Universe Satellite Television was co-founded with capital from Macao, mainland China, Portugal and Hong Kong. The registered capital totals 30 million patacas (about US$3.75 million.) Universe said earlier that its planned project, including satellite television service, a satellite ground station and the cable TV service, will cost more than one billion Hong Kong dollars (about US$129 million.)
Currently, there are two TV channels in Macao, one Chinese and one Portuguese. Both are run by the Macao Broadcast and Television Station.
USELESS FACT: Hydrangeas produce pink and white flowers in alkaline soil and blue ones in acidic soil. [Can anybody tell me what hydrangeas are?]
Would you pay money to see lawmakers dozing in your country's parliament? Japan's TV audience will be confronted with that question next month.
Kokkai-TV, as the new channel is called, transmits parliamentary sessions and important committee hearings. Currently available at no charge to subscribers of the PerfecTV digital bouquet, viewers will have to pay the equivalent of US$1.50 as from next month.
For that, they will get initially broadcasts from 7 am to 11 pm local time, which may later be extended to 24 hours a day. Not only does all that sound like a Japanese version of the U.S. channel C-SPAN, which broadcasts congressional hearings and all kinds of other political raw material Kokkai-TV will even air daily C-SPAN programmes on American politics. [Yep, just another prove that there's something really badly wrong in this world. I guess there's no daily broadcast on Japanese or any other country's politics on C-SPAN.]
USELESS FACT: They have square watermelons in Japan... they stack better.
The United Kingdom's Independent Television Commission (ITC) issued its revised Programme Code, following consultation with its licensees and other interested parties.
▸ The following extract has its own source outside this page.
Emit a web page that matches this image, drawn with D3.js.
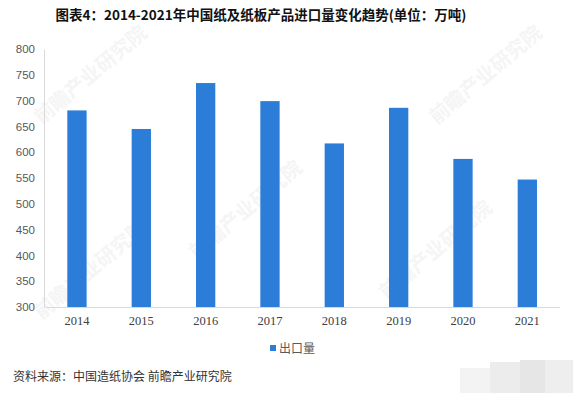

The changes come into force on 1 February, although the ITC accepts that programmes transmitted shortly after that time may not always be able to incorporate necessary changes to meet the revised code.
"We found the consultation process very useful in helping us to make the code clearer, easier for licensees to understand and, so far as possible, free from ambiguities," said ITC Chief Executive Peter Rogers.
The ITC's press release, however, does not say what will really change [maybe nothing will change at all.] Instead, the ITC boasts about
Greater provision of on-air information about programme content
Clearer guidelines about the portrayal of violence, especially where there is a sexual content, in response to suggestions during the consultation process
New guidelines about fairness towards innocent parties (including reconstructions in drama, factual and other formats dealing with real-life crime or other tragic events)
Identification of video news releases
Further clarification on payment to criminals and a definition of public interest, points requested by some consultees
Clarification of rules on promotional material, especially spin-off magazines
New guidance about showing clips of advertisements within programmes
Overall simplification and clarification of rules and guidelines, requested by several organisations during the consultation process, to make them more practical and helpful.
Whatever that may mean in the end. Listing the main changes to its programme code, the ITC points out that
Viewers are most likely to be offended by explicit images of distress, injury and blood, particularly if they occur suddenly and unexpectedly.
Are they? I guess some just can't get enough of that. Anyway, the ITC has meanwhile managed to set up three (3) pages on the World Wide Web!
Independent Television Commission <http://www.itc.co.uk/>
USELESS FACT: Physcrophilia is the sexual arousal created by cold.
A recent USELESS FACT said that "The Australian emu holds the land speed record for birds at 31 mph."
Simon Mansfield notes that "Australia has been metric since 1974 so the Emu does 50Km/hr which is to be new urban speed limit if the politicians have the balls to do it."
USELESS FACT: An Elephant's trunk can hold almost nine [British] pints of water. (Now convert that to litres!)